Nov 12, 2016

French Defense Minister blamed Airbus for failing to deliver operational A400Ms.

French officials are in tough talks with Airbus Defense & Space for a timely delivery of a more capable “tactical” version of the A400M military transport plane, French Defense Minister Jean-Yves Le Drian said.
“The problem is the company,” Le Drian told the defense committee of the lower house National Assembly on Nov. 2, the official minutes of which were recently released. “Today, the A400Ms delivered are not operational – and the problem does not concern just France: that is the case everywhere.
“As this meeting is public, perhaps my remarks will reach Mr. Enders. It can be said that the talks I have with the Airbus executives are … lively.”
Tom Enders is chief executive of Airbus group. The Air Force is flying the A400M in its basic version as a cargo plane into secure airbases.
“I have asked for a plan to catch up, both for the aircraft’s capabilities and delivery rate,” Le Drian told members of parliament. The delivery delays were unacceptable and the lack of capabilities for parachute drops, self defense and landing on short runways caused concern.

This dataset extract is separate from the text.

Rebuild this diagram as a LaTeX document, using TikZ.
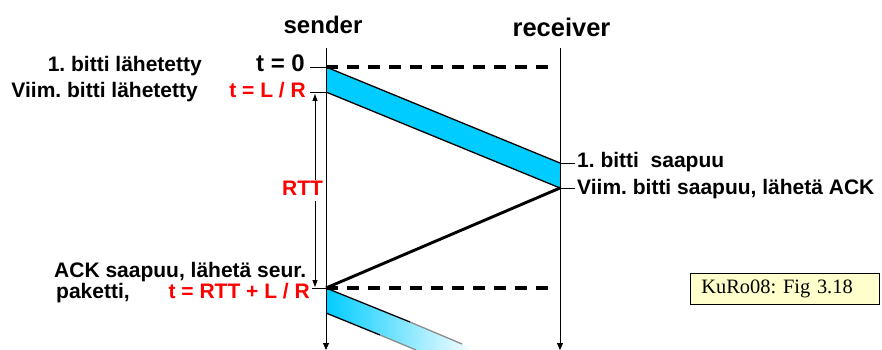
\documentclass[tikz,border=0pt]{standalone}
\usepackage{fontspec}
\setmainfont{Liberation Sans}
\newfontfamily\serifbox{Liberation Serif}
\usetikzlibrary{arrows.meta}
\definecolor{bandcyan}{RGB}{0,204,255}
\definecolor{boxyellow}{RGB}{255,255,204}
\frenchspacing
\begin{document}
\begin{tikzpicture}[x=1pt,y=-1pt,
  lbl/.style={font=\fontsize{21}{24}\selectfont\bfseries, inner sep=0pt},
  redlbl/.style={lbl, text=red},
  head/.style={font=\fontsize{24}{28}\selectfont\bfseries, inner sep=0pt},
  life/.style={line width=0.9pt, -{Triangle[length=7pt,width=6pt]}},
  rttarrow/.style={line width=0.8pt, -{Triangle[length=7pt,width=5pt]}},
  tickline/.style={line width=0.9pt},
  bandedge/.style={line width=1.3pt},
  dashline/.style={line width=3.2pt, dash pattern=on 12pt off 9pt},
  ackline/.style={line width=2.9pt},
]
\useasboundingbox (0,0) rectangle (882,350);

% coordinates
\coordinate (sTop) at (326,48);
\coordinate (sBot) at (326,350);
\coordinate (rTop) at (560,48);
\coordinate (rBot) at (560,350);
\coordinate (s0) at (326,67);
\coordinate (sLR) at (326,92);
\coordinate (rFirst) at (560,163);
\coordinate (rLast) at (560,188);
\coordinate (sAck) at (326,288);
\coordinate (sNext) at (326,313);
\coordinate (d0end) at (550,67);
\coordinate (d1end) at (550,288);
\coordinate (t0tick) at (310,67);
\coordinate (tLRtick) at (310,92);
\coordinate (tAtick) at (312,288);
\coordinate (rFtick) at (575,163);
\coordinate (rLtick) at (575,188);
\coordinate (nTopEnd) at (462,344);
\coordinate (nTopMid) at (410,322);
\coordinate (nBotEnd) at (416,350);
\coordinate (nBotMid) at (380,335);
\coordinate (rttUpA) at (315,180);
\coordinate (rttUpB) at (315,94);
\coordinate (rttDnA) at (315,201);
\coordinate (rttDnB) at (315,287);

% first packet band
\fill[bandcyan] (s0) -- (rFirst) -- (rLast) -- (sLR) -- cycle;
\draw[bandedge] (s0) -- (rFirst);
\draw[bandedge] (sLR) -- (rLast);

% next packet band (fading)
\begin{scope}
\clip (0,0) rectangle (882,350);
\shade[left color=bandcyan, right color=white] (sAck) -- (nTopEnd) -- (476,352) -- (nBotEnd) -- (sNext) -- cycle;
\draw[bandedge] (sAck) -- (nTopMid);
\draw[bandedge, black!45] (nTopMid) -- (nTopEnd);
\draw[bandedge] (sNext) -- (nBotMid);
\draw[bandedge, black!45] (nBotMid) -- (nBotEnd);
\end{scope}

% ACK
\draw[ackline] (rLast) -- (sAck);

% dashed time lines
\draw[dashline] (s0) -- (d0end);
\draw[dashline] (sAck) -- (d1end);

% lifelines
\draw[life] (sTop) -- (sBot);
\draw[life] (rTop) -- (rBot);

% ticks
\draw[tickline] (t0tick) -- (s0);
\draw[tickline] (tLRtick) -- (sLR);
\draw[tickline] (tAtick) -- (sAck);
\draw[tickline] (rFirst) -- (rFtick);
\draw[tickline] (rLast) -- (rLtick);

% RTT arrows
\draw[rttarrow] (rttUpA) -- (rttUpB);
\draw[rttarrow] (rttDnA) -- (rttDnB);

% headings
\node[head, anchor=base] (sender) at (323,34) {sender};
\node[head, font=\fontsize{25.5}{30}\selectfont\bfseries, anchor=base] (receiver) at (561.5,37) {receiver};

% left labels
\node[lbl, anchor=base east] (l1) at (202,72) {1. bitti lähetetty};
\node[head, anchor=base east] (t0) at (305,72) {t = 0};
\node[lbl, anchor=base east] (l2) at (198,98) {Viim. bitti lähetetty};
\node[redlbl, anchor=base east] (tLR) at (306,98) {t = L / R};
\node[redlbl, anchor=base] (rtt) at (302.5,195) {RTT};
\node[lbl, anchor=base west] (ack1) at (54,277) {ACK saapuu, lähetä seur.};
\node[lbl, anchor=base west] (ack2) at (56,298) {paketti,};
\node[redlbl, anchor=base east] (tA) at (310,298) {t = RTT + L / R};

% right labels
\node[lbl, anchor=base west] (r1) at (577,167) {1. bitti\ \ saapuu};
\node[lbl, anchor=base west] (r2) at (577,194) {Viim. bitti saapuu, lähetä ACK};

% reference box
\node[draw=black, fill=boxyellow, line width=0.8pt, anchor=north west,
      minimum height=31pt, text width=167pt, inner xsep=11pt, inner ysep=0pt,
      align=left, font=\serifbox\fontsize{20.4}{22}\selectfont] (ref) at (690,273) {KuRo08: Fig 3.18};
\end{tikzpicture}
\end{document}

The ministry has reached an agreement for 2016, he said. “I hope it will be upheld,” he said. “In any case, we have an extremely close dialog with the company.”
France had ordered four Hercules C-130J transport planes to meet urgent requirements and tackle the problems of an aging fleet, but that purchase had not been planned at the outset, he said.
The French Air Force expects to receive by the end of the year six A400Ms of the “tactical” version, Air Chief of Staff Gen. André Lanata told the French Senate Foreign Affairs, Defense and Armed Forces Committee on Oct. 12. Parachute drops are key to that tactical model, he said.
A tactical model is equipped with a protected cabin and a self-defense system to protect the aircrew and aircraft when flying over hostile zones.
“We expect the company concerned to make every single effort to allow us to undertake our very many operational commitments,” Lanata said.
The A400M engine is now the major concern for the service, as the motors require an inspection every 80 hours, an unsustainable rate leading to fleet availability shortages, he said.
An interim solution to the engine will be delivered between now and Spring 2017 until a permanent remedy is ready, which will make the situation manageable – which it is not right now, he said.
Airbus D&S declined comment on the issue.
Of the six tactical aircraft, three will be new units and three will be retrofits of the A400M aircraft already in service with the Air Force. The service flies eight of these as cargo lifters into secure areas.